= DATA LINES =
------------------------------------
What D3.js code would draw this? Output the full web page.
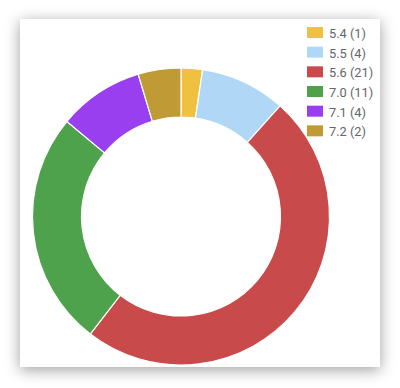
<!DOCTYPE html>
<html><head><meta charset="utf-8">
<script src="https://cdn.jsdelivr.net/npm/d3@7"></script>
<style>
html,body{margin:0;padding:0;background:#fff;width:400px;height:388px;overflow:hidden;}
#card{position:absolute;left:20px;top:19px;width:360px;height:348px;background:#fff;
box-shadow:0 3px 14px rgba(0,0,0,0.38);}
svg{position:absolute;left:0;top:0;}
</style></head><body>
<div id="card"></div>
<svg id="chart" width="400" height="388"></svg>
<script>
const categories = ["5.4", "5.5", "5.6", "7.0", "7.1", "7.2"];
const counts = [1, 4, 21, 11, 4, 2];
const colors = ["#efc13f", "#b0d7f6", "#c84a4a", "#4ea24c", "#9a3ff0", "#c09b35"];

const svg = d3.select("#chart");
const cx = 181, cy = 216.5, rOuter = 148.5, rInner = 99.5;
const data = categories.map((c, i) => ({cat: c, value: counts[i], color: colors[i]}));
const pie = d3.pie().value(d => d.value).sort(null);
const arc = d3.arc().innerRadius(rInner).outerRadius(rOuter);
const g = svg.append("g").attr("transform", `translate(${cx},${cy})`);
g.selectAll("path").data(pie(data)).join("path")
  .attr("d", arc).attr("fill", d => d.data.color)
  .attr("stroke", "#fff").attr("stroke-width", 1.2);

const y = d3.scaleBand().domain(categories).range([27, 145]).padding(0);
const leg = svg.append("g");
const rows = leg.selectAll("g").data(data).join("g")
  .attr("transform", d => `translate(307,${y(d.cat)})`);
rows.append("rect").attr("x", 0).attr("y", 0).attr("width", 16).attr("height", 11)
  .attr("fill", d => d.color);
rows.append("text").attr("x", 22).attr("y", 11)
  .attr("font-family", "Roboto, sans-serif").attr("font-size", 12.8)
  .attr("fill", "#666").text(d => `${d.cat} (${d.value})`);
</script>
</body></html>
------------------------------------
Would you return the data exactly as written, without the pictures?

= SOLUTION =
What D3.js code would draw this? Output the full web page.
<!DOCTYPE html>
<html><head><meta charset="utf-8">
<script src="https://cdn.jsdelivr.net/npm/d3@7"></script>
<style>
html,body{margin:0;padding:0;background:#fff;width:400px;height:388px;overflow:hidden;}
#card{position:absolute;left:20px;top:19px;width:360px;height:348px;background:#fff;
box-shadow:0 3px 14px rgba(0,0,0,0.38);}
svg{position:absolute;left:0;top:0;}
</style></head><body>
<div id="card"></div>
<svg id="chart" width="400" height="388"></svg>
<script>
const categories = ["5.4", "5.5", "5.6", "7.0", "7.1", "7.2"];
const counts = [1, 4, 21, 11, 4, 2];
const colors = ["#efc13f", "#b0d7f6", "#c84a4a", "#4ea24c", "#9a3ff0", "#c09b35"];

const svg = d3.select("#chart");
const cx = 181, cy = 216.5, rOuter = 148.5, rInner = 99.5;
const data = categories.map((c, i) => ({cat: c, value: counts[i], color: colors[i]}));
const pie = d3.pie().value(d => d.value).sort(null);
const arc = d3.arc().innerRadius(rInner).outerRadius(rOuter);
const g = svg.append("g").attr("transform", `translate(${cx},${cy})`);
g.selectAll("path").data(pie(data)).join("path")
  .attr("d", arc).attr("fill", d => d.data.color)
  .attr("stroke", "#fff").attr("stroke-width", 1.2);

const y = d3.scaleBand().domain(categories).range([27, 145]).padding(0);
const leg = svg.append("g");
const rows = leg.selectAll("g").data(data).join("g")
  .attr("transform", d => `translate(307,${y(d.cat)})`);
rows.append("rect").attr("x", 0).attr("y", 0).attr("width", 16).attr("height", 11)
  .attr("fill", d => d.color);
rows.append("text").attr("x", 22).attr("y", 11)
  .attr("font-family", "Roboto, sans-serif").attr("font-size", 12.8)
  .attr("fill", "#666").text(d => `${d.cat} (${d.value})`);
</script>
</body></html>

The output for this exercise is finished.